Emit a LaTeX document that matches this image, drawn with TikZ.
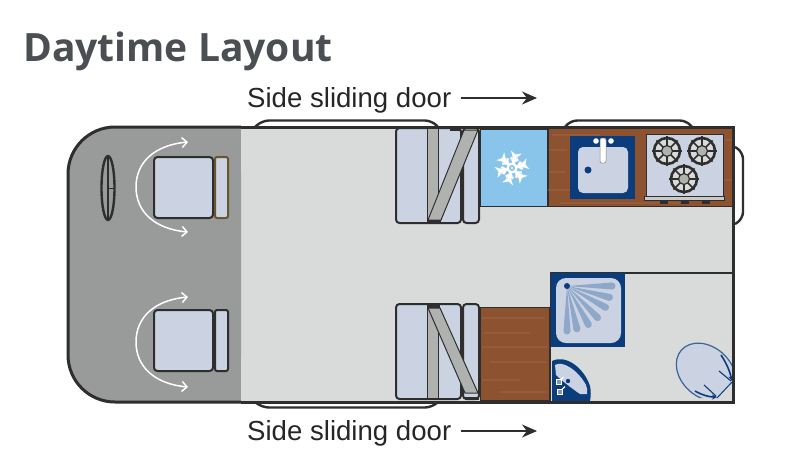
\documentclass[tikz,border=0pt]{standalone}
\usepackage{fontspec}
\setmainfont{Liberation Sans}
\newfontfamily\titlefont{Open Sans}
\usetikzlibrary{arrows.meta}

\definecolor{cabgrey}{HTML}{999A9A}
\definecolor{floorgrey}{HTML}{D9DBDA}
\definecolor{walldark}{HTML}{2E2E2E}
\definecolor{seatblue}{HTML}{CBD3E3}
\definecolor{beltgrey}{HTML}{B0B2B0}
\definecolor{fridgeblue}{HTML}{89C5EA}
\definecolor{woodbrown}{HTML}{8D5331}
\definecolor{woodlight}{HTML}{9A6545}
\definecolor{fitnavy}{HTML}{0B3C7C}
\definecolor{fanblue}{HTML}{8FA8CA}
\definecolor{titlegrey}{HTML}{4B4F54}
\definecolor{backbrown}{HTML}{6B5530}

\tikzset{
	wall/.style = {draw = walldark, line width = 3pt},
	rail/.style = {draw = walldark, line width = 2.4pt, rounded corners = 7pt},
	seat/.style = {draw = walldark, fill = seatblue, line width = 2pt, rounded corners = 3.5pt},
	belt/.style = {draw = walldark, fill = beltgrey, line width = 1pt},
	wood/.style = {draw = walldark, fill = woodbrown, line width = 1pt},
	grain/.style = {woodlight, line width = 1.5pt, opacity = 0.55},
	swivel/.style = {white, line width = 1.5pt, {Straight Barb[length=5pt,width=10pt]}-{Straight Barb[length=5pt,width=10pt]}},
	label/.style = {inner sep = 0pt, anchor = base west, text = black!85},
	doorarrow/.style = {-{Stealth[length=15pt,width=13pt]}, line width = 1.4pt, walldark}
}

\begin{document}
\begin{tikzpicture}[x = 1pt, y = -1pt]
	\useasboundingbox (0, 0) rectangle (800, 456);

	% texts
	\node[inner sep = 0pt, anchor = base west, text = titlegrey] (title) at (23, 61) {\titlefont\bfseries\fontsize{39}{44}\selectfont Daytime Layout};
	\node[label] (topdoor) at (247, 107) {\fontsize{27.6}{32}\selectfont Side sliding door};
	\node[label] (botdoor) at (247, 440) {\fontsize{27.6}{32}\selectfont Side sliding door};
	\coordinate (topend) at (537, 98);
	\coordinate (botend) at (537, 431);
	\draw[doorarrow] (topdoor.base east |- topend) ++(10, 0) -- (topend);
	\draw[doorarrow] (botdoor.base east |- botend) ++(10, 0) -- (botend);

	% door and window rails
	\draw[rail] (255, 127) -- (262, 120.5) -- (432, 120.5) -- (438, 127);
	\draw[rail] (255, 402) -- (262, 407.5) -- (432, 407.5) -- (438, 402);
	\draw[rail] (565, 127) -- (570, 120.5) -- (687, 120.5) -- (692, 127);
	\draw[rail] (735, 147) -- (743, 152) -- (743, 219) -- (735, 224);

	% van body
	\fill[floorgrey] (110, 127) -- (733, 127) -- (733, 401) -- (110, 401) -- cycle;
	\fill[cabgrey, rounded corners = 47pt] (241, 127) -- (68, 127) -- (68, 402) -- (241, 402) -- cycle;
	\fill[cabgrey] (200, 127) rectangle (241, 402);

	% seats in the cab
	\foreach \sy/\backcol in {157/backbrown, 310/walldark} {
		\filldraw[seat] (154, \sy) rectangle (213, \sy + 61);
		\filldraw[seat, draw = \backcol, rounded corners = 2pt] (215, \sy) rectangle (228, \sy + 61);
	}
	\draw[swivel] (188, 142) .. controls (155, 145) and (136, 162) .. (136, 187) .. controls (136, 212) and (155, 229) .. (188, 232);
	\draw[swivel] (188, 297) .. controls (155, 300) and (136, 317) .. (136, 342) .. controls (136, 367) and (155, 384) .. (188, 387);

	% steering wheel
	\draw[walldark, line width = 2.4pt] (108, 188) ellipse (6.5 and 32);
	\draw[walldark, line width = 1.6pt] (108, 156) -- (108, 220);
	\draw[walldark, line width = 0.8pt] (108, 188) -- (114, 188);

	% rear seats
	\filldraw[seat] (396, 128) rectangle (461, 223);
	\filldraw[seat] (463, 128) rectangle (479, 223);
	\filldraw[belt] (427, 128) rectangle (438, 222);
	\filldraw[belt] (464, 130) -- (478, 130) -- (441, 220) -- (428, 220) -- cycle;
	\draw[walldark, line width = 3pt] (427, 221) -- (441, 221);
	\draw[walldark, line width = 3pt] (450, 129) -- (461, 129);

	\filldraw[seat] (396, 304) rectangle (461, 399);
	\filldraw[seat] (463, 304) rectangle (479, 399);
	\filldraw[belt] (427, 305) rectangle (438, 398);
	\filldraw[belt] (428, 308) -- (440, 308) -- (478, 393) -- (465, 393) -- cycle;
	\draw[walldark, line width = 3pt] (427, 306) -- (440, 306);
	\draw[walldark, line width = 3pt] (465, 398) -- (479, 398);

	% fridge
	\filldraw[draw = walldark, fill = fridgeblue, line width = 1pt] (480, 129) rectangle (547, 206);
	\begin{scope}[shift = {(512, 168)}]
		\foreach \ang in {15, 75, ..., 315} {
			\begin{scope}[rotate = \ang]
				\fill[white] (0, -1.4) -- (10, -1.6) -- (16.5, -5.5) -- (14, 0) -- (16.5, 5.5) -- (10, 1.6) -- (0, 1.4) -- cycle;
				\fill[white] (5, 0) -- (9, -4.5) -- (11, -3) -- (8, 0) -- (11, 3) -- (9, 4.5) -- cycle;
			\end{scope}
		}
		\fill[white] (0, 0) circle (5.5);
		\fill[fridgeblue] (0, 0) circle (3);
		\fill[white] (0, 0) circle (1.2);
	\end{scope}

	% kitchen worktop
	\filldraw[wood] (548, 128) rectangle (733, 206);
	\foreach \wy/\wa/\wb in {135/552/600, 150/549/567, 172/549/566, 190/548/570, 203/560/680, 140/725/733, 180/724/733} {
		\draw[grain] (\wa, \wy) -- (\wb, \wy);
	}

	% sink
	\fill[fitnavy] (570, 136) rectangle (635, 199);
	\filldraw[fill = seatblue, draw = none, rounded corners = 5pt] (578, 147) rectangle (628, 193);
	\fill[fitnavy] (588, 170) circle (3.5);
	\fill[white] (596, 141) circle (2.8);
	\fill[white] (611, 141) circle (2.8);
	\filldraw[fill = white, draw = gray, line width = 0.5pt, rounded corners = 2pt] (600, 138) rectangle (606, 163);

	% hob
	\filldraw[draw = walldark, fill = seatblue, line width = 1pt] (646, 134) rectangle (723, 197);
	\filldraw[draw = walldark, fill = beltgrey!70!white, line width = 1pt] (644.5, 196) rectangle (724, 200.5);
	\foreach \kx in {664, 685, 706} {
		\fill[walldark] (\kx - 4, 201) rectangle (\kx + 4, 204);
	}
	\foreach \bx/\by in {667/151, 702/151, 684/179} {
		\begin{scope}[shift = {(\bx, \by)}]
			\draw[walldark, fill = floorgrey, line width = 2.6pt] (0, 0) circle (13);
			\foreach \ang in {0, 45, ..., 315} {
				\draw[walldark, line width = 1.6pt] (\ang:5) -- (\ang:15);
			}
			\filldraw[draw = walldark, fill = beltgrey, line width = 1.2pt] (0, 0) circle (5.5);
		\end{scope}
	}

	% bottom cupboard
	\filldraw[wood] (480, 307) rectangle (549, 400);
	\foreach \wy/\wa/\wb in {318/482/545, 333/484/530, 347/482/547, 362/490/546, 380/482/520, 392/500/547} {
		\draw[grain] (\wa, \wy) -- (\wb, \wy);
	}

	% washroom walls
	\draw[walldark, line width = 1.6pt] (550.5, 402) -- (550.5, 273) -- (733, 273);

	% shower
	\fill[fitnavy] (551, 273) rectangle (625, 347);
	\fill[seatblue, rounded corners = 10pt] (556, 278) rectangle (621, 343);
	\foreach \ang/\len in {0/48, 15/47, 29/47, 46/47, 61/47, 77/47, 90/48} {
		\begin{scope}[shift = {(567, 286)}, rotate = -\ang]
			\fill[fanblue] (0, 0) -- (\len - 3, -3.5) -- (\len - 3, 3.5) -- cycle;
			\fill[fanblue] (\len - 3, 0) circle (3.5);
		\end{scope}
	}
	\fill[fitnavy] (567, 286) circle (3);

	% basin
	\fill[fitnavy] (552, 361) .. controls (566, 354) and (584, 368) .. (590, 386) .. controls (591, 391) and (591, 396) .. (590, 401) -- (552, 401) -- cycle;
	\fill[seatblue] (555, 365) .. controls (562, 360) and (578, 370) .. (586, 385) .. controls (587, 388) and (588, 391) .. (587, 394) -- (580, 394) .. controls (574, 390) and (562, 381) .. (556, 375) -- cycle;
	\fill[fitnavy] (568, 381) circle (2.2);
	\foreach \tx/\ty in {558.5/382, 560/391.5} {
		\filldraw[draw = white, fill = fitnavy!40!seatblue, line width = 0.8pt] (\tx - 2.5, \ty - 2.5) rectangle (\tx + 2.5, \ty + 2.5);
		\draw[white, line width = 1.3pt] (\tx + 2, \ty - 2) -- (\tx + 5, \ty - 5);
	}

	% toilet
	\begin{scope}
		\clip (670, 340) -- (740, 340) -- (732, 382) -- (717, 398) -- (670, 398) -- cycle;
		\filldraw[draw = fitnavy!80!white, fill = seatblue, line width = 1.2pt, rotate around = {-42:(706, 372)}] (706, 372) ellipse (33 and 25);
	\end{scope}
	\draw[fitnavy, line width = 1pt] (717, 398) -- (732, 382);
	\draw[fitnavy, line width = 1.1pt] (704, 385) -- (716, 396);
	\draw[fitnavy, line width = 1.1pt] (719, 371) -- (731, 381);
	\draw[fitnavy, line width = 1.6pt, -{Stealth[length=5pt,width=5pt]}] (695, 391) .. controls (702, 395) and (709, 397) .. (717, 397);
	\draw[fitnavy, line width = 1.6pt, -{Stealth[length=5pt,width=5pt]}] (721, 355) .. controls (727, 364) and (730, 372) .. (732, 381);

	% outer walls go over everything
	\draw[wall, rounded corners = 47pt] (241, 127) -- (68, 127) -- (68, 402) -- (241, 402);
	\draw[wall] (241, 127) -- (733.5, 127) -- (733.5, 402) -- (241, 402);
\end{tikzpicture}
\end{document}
------------------------
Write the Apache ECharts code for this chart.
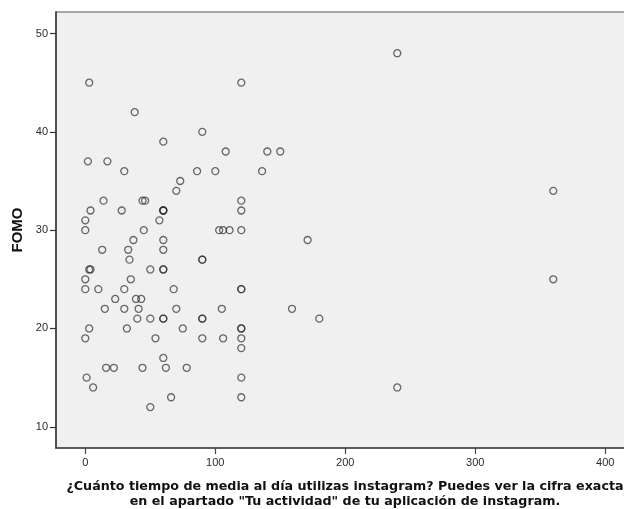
------------------------
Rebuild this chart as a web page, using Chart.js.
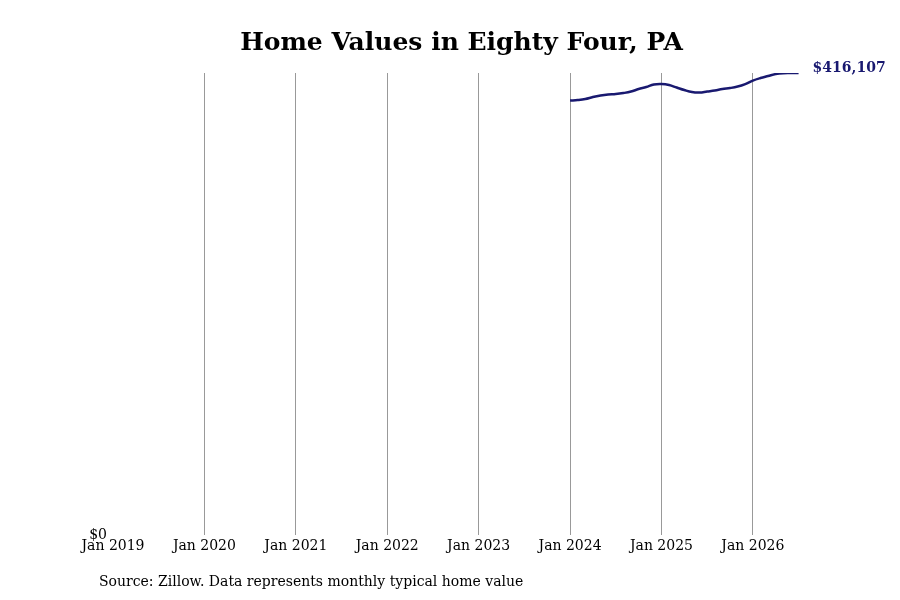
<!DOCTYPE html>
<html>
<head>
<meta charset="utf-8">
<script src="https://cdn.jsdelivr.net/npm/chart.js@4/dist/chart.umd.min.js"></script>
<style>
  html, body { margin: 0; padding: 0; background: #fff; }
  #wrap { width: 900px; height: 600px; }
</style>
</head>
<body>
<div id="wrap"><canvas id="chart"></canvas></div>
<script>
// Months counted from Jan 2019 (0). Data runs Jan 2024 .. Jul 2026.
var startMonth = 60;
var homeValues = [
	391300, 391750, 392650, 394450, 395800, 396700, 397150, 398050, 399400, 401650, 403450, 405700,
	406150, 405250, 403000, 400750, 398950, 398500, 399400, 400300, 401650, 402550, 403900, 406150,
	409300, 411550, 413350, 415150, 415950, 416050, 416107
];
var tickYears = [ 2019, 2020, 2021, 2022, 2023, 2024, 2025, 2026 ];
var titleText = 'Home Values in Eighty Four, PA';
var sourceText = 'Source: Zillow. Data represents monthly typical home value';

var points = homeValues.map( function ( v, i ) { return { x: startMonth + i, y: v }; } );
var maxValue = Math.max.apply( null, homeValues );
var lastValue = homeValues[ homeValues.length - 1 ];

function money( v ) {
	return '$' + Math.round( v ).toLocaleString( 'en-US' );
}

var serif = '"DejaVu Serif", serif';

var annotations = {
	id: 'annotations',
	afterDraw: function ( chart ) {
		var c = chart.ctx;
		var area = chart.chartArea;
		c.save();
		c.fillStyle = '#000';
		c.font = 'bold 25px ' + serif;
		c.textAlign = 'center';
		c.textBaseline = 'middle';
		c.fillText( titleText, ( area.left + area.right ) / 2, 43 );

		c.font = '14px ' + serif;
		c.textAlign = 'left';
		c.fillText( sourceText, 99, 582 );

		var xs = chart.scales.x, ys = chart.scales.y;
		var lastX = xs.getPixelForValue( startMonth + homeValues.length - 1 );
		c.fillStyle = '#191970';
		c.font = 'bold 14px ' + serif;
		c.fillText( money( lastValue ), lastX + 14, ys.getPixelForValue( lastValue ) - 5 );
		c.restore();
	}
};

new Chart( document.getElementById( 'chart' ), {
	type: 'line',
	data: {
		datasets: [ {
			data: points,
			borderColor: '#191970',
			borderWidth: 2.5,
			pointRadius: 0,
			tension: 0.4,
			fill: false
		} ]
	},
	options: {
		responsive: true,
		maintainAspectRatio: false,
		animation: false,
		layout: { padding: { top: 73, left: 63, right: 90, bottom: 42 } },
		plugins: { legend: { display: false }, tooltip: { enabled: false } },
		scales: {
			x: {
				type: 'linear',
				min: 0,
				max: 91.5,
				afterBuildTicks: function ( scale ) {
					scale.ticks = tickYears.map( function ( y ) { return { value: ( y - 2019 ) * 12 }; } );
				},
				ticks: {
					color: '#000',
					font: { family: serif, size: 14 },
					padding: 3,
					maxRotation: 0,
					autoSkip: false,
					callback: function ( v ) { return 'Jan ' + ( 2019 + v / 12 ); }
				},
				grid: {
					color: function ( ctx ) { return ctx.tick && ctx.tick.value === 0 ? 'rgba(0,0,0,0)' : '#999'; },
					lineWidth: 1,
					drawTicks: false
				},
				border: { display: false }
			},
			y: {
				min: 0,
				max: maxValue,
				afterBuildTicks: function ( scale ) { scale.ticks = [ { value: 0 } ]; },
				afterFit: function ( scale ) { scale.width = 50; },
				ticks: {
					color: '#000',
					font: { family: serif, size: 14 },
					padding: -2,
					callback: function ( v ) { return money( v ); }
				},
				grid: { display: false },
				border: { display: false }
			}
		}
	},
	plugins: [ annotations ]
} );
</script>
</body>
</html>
------------------------
* [EXERCISE TASK]: Skip all pictures and retype only the stretch from the line that holds "Emit a LaTeX" through the line that holds "rectangle (800, 456);", exactly as written.

* [EXPECTED ANSWER]:
Emit a LaTeX document that matches this image, drawn with TikZ.
\documentclass[tikz,border=0pt]{standalone}
\usepackage{fontspec}
\setmainfont{Liberation Sans}
\newfontfamily\titlefont{Open Sans}
\usetikzlibrary{arrows.meta}

\definecolor{cabgrey}{HTML}{999A9A}
\definecolor{floorgrey}{HTML}{D9DBDA}
\definecolor{walldark}{HTML}{2E2E2E}
\definecolor{seatblue}{HTML}{CBD3E3}
\definecolor{beltgrey}{HTML}{B0B2B0}
\definecolor{fridgeblue}{HTML}{89C5EA}
\definecolor{woodbrown}{HTML}{8D5331}
\definecolor{woodlight}{HTML}{9A6545}
\definecolor{fitnavy}{HTML}{0B3C7C}
\definecolor{fanblue}{HTML}{8FA8CA}
\definecolor{titlegrey}{HTML}{4B4F54}
\definecolor{backbrown}{HTML}{6B5530}

\tikzset{
	wall/.style = {draw = walldark, line width = 3pt},
	rail/.style = {draw = walldark, line width = 2.4pt, rounded corners = 7pt},
	seat/.style = {draw = walldark, fill = seatblue, line width = 2pt, rounded corners = 3.5pt},
	belt/.style = {draw = walldark, fill = beltgrey, line width = 1pt},
	wood/.style = {draw = walldark, fill = woodbrown, line width = 1pt},
	grain/.style = {woodlight, line width = 1.5pt, opacity = 0.55},
	swivel/.style = {white, line width = 1.5pt, {Straight Barb[length=5pt,width=10pt]}-{Straight Barb[length=5pt,width=10pt]}},
	label/.style = {inner sep = 0pt, anchor = base west, text = black!85},
	doorarrow/.style = {-{Stealth[length=15pt,width=13pt]}, line width = 1.4pt, walldark}
}

\begin{document}
\begin{tikzpicture}[x = 1pt, y = -1pt]
	\useasboundingbox (0, 0) rectangle (800, 456);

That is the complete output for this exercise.